|Nirupama Rao, left, and Salman Bashir held talks in the Bhutanese capital Thimphu on Sunday [EPA]
India and Pakistan have agreed to resume formal peace talks after a meeting between Nirupama Rao, the Indian foreign secretary, and Salman Bashir, her Pakistani counterpart, in the Bhutanese capital Thimphu.
A statement released simultaneously in New Delhi and Islamabad on Thursday said the new talks would focus on counter-terrorism, humanitarian issues, peace and security, the disputed Kashmir region and other border issues.
The two sides had agreed to the talks following the discussions in Thimphu which took place on Sunday.
The talks, expected to start by July, would be the first since New Delhi broke off peace negotiations after gunmen unleashed a series of attacks in the port city of Mumbai in 2008.
Yousuf Raza Gilani, the Pakistan prime minister, welcomed the talks and praised his Indian counterpart, Manmohan Singh, for the "opening of a new chapter in the relations between the two countries, which Pakistan fully reciprocates".
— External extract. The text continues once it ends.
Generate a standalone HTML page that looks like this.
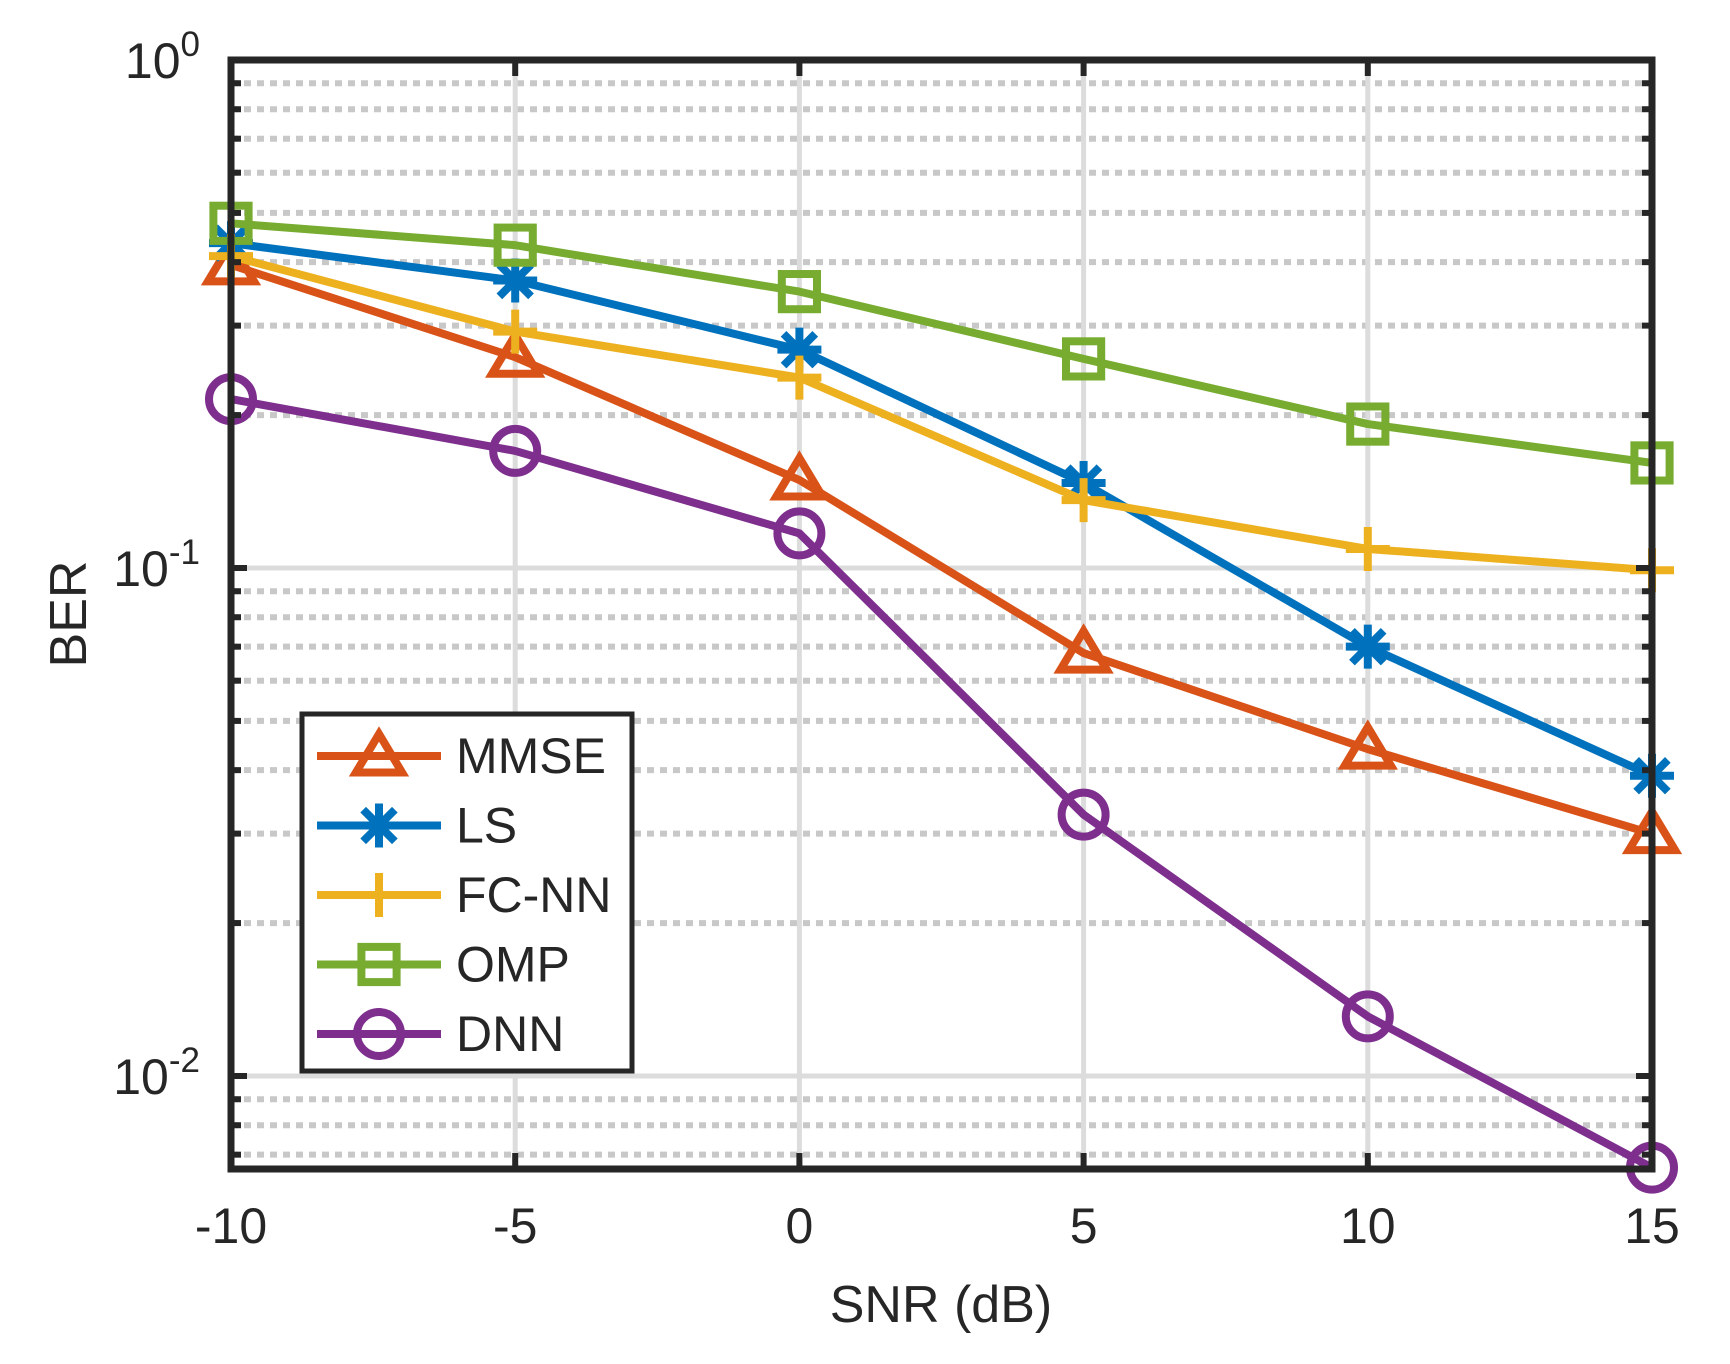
<!DOCTYPE html>
<html><head><meta charset="utf-8"><style>
html,body{margin:0;padding:0;background:#fff;}
svg{display:block;font-family:"Liberation Sans",sans-serif;}
</style></head><body>
<svg id="chart" width="1730" height="1364" viewBox="0 0 1730 1364" xmlns="http://www.w3.org/2000/svg">
<g id="grid"></g>
<g id="series"></g>
<g id="axes"></g>
<text x="941" y="1322" font-size="52" text-anchor="middle" fill="#262626">SNR (dB)</text>
<text x="0" y="0" transform="translate(86,614) rotate(-90)" font-size="52" text-anchor="middle" fill="#262626">BER</text>
<g id="legend"></g>
</svg>
<script>
const snr = [-10, -5, 0, 5, 10, 15];
const seriesNames = ["MMSE", "LS", "FC-NN", "OMP", "DNN"];
const mmse = [0.395, 0.26, 0.149, 0.068, 0.044, 0.030];
const ls = [0.436, 0.368, 0.269, 0.147, 0.070, 0.039];
const fcnn = [0.411, 0.292, 0.237, 0.136, 0.109, 0.099];
const omp = [0.477, 0.432, 0.350, 0.258, 0.192, 0.161];
const dnn = [0.215, 0.170, 0.117, 0.0327, 0.0131, 0.0066];
const xTicks = [-10, -5, 0, 5, 10, 15];
const yDecades = [0, -1, -2];

const NS = "http://www.w3.org/2000/svg";
const L = 231, R = 1652, T = 60, B = 1169;
const yMinLog = Math.log10(0.00656);
const LW = 8;
function xs(v){ return L + (v - (-10)) / 25 * (R - L); }
function ys(v){ return T + (0 - Math.log10(v)) / (0 - yMinLog) * (B - T); }
function mk(tag, attrs, parent){ const e = document.createElementNS(NS, tag); for (const k in attrs) e.setAttribute(k, attrs[k]); parent.appendChild(e); return e; }

const grid = document.getElementById('grid');
const axes = document.getElementById('axes');
for (let d = -3; d < 0; d++) {
  for (let m = 2; m <= 9; m++) {
    const v = m * Math.pow(10, d);
    const y = ys(v);
    if (y < T || y > B) continue;
    const g = mk('line', {x1: L, x2: R, y1: y, y2: y, stroke: '#c8c8c8', 'stroke-width': 6, 'stroke-dasharray': '7 6'}, grid);
    
    
    const t1 = mk('line', {x1: L, x2: L + 10, y1: y, y2: y, stroke: '#262626', 'stroke-width': 6}, axes);
    
    
    const t2 = mk('line', {x1: R, x2: R - 10, y1: y, y2: y, stroke: '#262626', 'stroke-width': 6}, axes);
    
    
  }
}
yDecades.forEach(d => {
  const y = ys(Math.pow(10, d));
  const g = mk('line', {x1: L, x2: R, y1: y, y2: y, stroke: '#dcdcdc', 'stroke-width': 5}, grid);
  
  
  const t1 = mk('line', {x1: L, x2: L + 16, y1: y, y2: y, stroke: '#262626', 'stroke-width': 6}, axes);
  
  
  const t2 = mk('line', {x1: R, x2: R - 16, y1: y, y2: y, stroke: '#262626', 'stroke-width': 6}, axes);
  
  
  const tx = mk('text', {x: 200, y: y + 18, 'font-size': 50, 'text-anchor': 'end', fill: '#262626'}, axes);
  
  
  tx.appendChild(document.createTextNode('10'));
  const sup = mk('tspan', {dy: -22, 'font-size': 35}, tx);
  sup.textContent = String(d);
});
xTicks.forEach(v => {
  const x = xs(v);
  const g = mk('line', {x1: x, x2: x, y1: T, y2: B, stroke: '#dcdcdc', 'stroke-width': 5}, grid);
  
  
  const t1 = mk('line', {x1: x, x2: x, y1: B, y2: B - 16, stroke: '#262626', 'stroke-width': 6}, axes);
  
  
  const t2 = mk('line', {x1: x, x2: x, y1: T, y2: T + 16, stroke: '#262626', 'stroke-width': 6}, axes);
  
  
  const tx = mk('text', {x: x, y: 1243, 'font-size': 50, 'text-anchor': 'middle', fill: '#262626'}, axes);
  
  
  tx.textContent = String(v);
});
const box = mk('rect', {x: L, y: T, width: R - L, height: B - T, fill: 'none', stroke: '#262626', 'stroke-width': 7}, axes);



const colors = ['#D95319', '#0072BD', '#EDB120', '#77AC30', '#7E2F8E'];
const markers = ['tri', 'star', 'plus', 'square', 'circle'];
const allData = [mmse, ls, fcnn, omp, dnn];

function drawMarker(type, x, y, color, parent, s) {
  const st = {fill: 'none', stroke: color, 'stroke-width': LW};
  let e;
  if (type === 'tri') {
    e = mk('polygon', Object.assign({points: `${x},${y - s} ${x - s * 1.05},${y + s * 0.75} ${x + s * 1.05},${y + s * 0.75}`}, st), parent);
  } else if (type === 'square') {
    e = mk('rect', Object.assign({x: x - s * 0.8, y: y - s * 0.8, width: s * 1.6, height: s * 1.6}, st), parent);
  } else if (type === 'circle') {
    e = mk('circle', Object.assign({cx: x, cy: y, r: s}, st), parent);
  } else if (type === 'plus') {
    e = mk('path', Object.assign({d: `M${x - s},${y}H${x + s}M${x},${y - s}V${y + s}`}, st), parent);
  } else {
    const a = s * 0.72;
    e = mk('path', Object.assign({d: `M${x - s},${y}H${x + s}M${x},${y - s}V${y + s}M${x - a},${y - a}L${x + a},${y + a}M${x - a},${y + a}L${x + a},${y - a}`}, st), parent);
  }
  
  
  return e;
}

const sg = document.getElementById('series');
allData.forEach((arr, i) => {
  const g = mk('g', {}, sg);
  
  
  const pts = arr.map((v, j) => xs(snr[j]) + ',' + ys(v)).join(' ');
  const pl = mk('polyline', {points: pts, fill: 'none', stroke: colors[i], 'stroke-width': LW, 'stroke-linejoin': 'round'}, g);
  
  
  arr.forEach((v, j) => drawMarker(markers[i], xs(snr[j]), ys(v), colors[i], g, 22));
});

const lg = document.getElementById('legend');
const lb = mk('rect', {x: 302, y: 714, width: 330, height: 357, fill: '#fff', stroke: '#262626', 'stroke-width': 5}, lg);


seriesNames.forEach((n, i) => {
  const y = 756 + i * 69.5;
  const g = mk('g', {}, lg);
  
  
  mk('line', {x1: 317, x2: 441, y1: y, y2: y, stroke: colors[i], 'stroke-width': LW}, g);
  drawMarker(markers[i], 379, y, colors[i], g, 22);
  const t = mk('text', {x: 456, y: y + 17, 'font-size': 50, fill: '#262626'}, g);
  
  
  t.textContent = n;
});
</script>
</body></html>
Rao said that sincere effort was needed to take the process forward and said that eventual normalisation would be good for both countries and most importantly for sustained economic growth and development.
"We never turned back on dialogue with Pakistan. Door for talks was never shut even after Mumbai attacks. Our prime minister, foreign minister met Pakistani leaders on a number of occasions," Rao told Al Jazeera.
Rao said that both the countries would discuss all outstanding issues like counter-terrorism, Kashmir and people to people exchange.
She said: "We are for a comprehensive, serious and sustained dialogue."
A former Indian diplomat criticised the government's decision to resume talks.
"It's a manifestation of confusion and indecision by the Indian government," said G Parthasarthy, former Indian high commissioner to Pakistan.
Kalim Bahadur, a retired professor of South Asian studies at Jawaharlal Nehru University in New Delhi said: "At the moment, nobody can really say what precise form these resumed talks will take or what they might achieve."
"The so-called 'trust-deficit' is still very apparent, so I really don't see where this can lead in the short-term."
A Pakistani expert attributed India's change in stand to foreign pressure.
"I think the Indians have realised that their policy [of not having formal talks] was not paying any dividends," said Talat Masood, a former Pakistani army general and analyst.
"I think there is also some sort of foreign pressure, the American pressure that it's much better in the interest of Afghanistan that they improve their relationship."
Prior to the foreign ministers' meeting, secretary-level talks will be held on a wide-range of issues, including the territorial dispute over Kashmir.
They will also discuss counter-terrorism topics such as progress on the trial in Pakistan of seven men charged over the Mumbai attacks.
New Delhi broke off reportedly fruitful peace efforts after armed men reportedly from Pakistan laid siege to the financial capital of Mumbai in November 2008, killing 166 people.
India has consistently demanded that Pakistan act against fighters on its soil.
Islamabad, which is fighting domestic Taliban and other armed groups, says it is doing all it can and has demanded that New Delhi provide evidence to back its accusations.
India has accused Pakistani intelligence of being intricately involved in the planning of that attack, and insisted it would not return to the negotiating table until Pakistan cracks down on Lashkar-e-Taiba, group blamed for carrying it out.
Meanwhile, Pakistan has called on New Delhi to take action against those responsible for the February 18, 2007, bombing of a train on the Pakistan-India route that killed 68 passengers, mostly Pakistani citizens.
The announcement of talks is likely to be welcomed by the international community which had been pushing both countries back to the negotiating table to help ease tensions in an already volatile region.
Washington has been pressing the nuclear-armed rivals to restart their peace efforts in hopes that reducing tensions along their border would free Pakistan to focus on its fight against the Taliban - a key element of US strategy in Afghanistan.